Corbyn, an anti-war campaigner who is sharply to the left of most Labour MPs, was only elected last September but has been battling for his job since the Brexit vote in last month’s EU referendum.
Smith, who is Corbyn’s sole challenger as candidate nominations close on Wednesday, has paid tribute to Corbyn “for helping Labour discover its radical roots”.
“But we do need a new generation of Labour men and women to take this party forward, to get us ready for government once more,” he said, promising to unite the party.
Smith says he is “just as radical as Jeremy Corbyn”, and has promised major investment in infrastructure and housing, and wants to raise the top rate of income tax.
He has also said it would be “tempting” to hold a second EU referendum, on the terms of the exit package.
– ‘I am normal’ –
Critics dismiss Smith as “Blairite-lite”, an unfavourable comparison with former centrist Labour party leader Tony Blair.
Born in 1970, the son of prominent Labour historian Dai Smith, he joined the party at the age of 16, attributing his political awakening to the 1984 miners’ strike.
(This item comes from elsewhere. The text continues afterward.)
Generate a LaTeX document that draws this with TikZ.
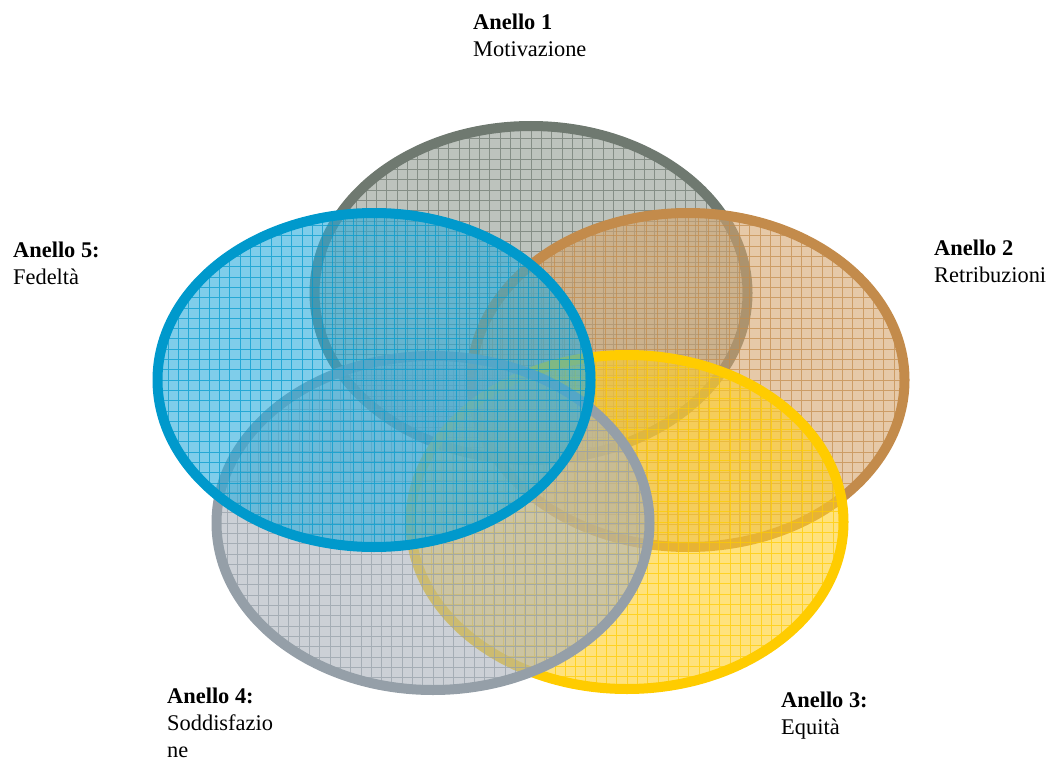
\documentclass[tikz,border=0pt]{standalone}
\usepackage{fontspec}
\setmainfont{Liberation Serif}
\usetikzlibrary{shapes.geometric}
\definecolor{ringgray}{RGB}{111,121,112}
\definecolor{ringgrayfill}{RGB}{145,155,145}
\definecolor{ringbrown}{RGB}{195,139,75}
\definecolor{ringbrownfill}{RGB}{213,165,110}
\definecolor{ringyellow}{RGB}{255,204,0}
\definecolor{ringyellowfill}{RGB}{255,207,38}
\definecolor{ringslate}{RGB}{149,159,168}
\definecolor{ringslatefill}{RGB}{170,177,187}
\definecolor{ringblue}{RGB}{0,153,204}
\definecolor{ringbluefill}{RGB}{42,172,220}
\tikzset{ring/.style={ellipse, line width=10pt, minimum width=433pt, minimum height=334pt,
    inner sep=0pt, fill opacity=0.6,
    path picture={\draw[#1, line width=0.75pt, draw opacity=0.7, step=10.3pt]
        (path picture bounding box.south west) grid (path picture bounding box.north east);}}}
\tikzset{lbl/.style={anchor=north west, align=left, inner sep=0pt,
    font=\fontsize{22.4}{27}\selectfont}}

\begin{document}
\begin{tikzpicture}[x=1pt, y=-1pt]%{{{
        \useasboundingbox (0,0) rectangle (1048,762);

        \node[ring=ringgray, draw=ringgray, fill=ringgrayfill] (R1) at (531, 293) {};
        \node[ring=ringbrown, draw=ringbrown, fill=ringbrownfill] (R2) at (688, 380) {};
        \node[ring=ringyellow, draw=ringyellow, fill=ringyellowfill] (R3) at (627, 522) {};
        \node[ring=ringslate, draw=ringslate, fill=ringslatefill] (R4) at (433, 523) {};
        \node[ring=ringblue, draw=ringblue, fill=ringbluefill] (R5) at (374, 380) {};

        \node[lbl] (L1) at (473, 14) {\textbf{Anello 1}\\Motivazione};
        \node[lbl] (L2) at (934, 240) {\textbf{Anello 2}\\Retribuzioni};
        \node[lbl] (L3) at (781, 692) {\textbf{Anello 3:}\\Equità};
        \node[lbl] (L4) at (167, 688) {\textbf{Anello 4:}\\Soddisfazio\\ne};
        \node[lbl] (L5) at (13, 242) {\textbf{Anello 5:}\\Fedeltà};
    \end{tikzpicture}
\end{document}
He has been described as a member of the “Taffia” — the Welsh political and media establishment — but insists he is just an ordinary person.
“I am normal. I grew up in a normal household. I’ve got a wife and three children. My wife is a primary school teacher,” he said.
After university, he worked for the BBC for ten years, first in Wales and then in London.
In an incident he admits is “deeply embarrassing”, he was asked to obtain a police comment for a story and called the emergency helpline 999 rather than the press office, prompting an official complaint from Scotland Yard.
After leaving the BBC he worked as a special advisor to Paul Murphy, then minister for Wales and later for Northern Ireland.
In 2005 Smith joined Pfizer as head of policy and government relations, and in 2010 he won the safe Welsh Labour seat of Pontypridd, previously held by a friend of his father’s.
He served as Welsh spokesman under former Labour leader Ed Miliband and under Corbyn was made work and pensions spokesman — loyally defending his boss against his critics.
Smith said he decided to challenge Corbyn after seeing a “dramatic collapse of faith” in him since the Brexit vote.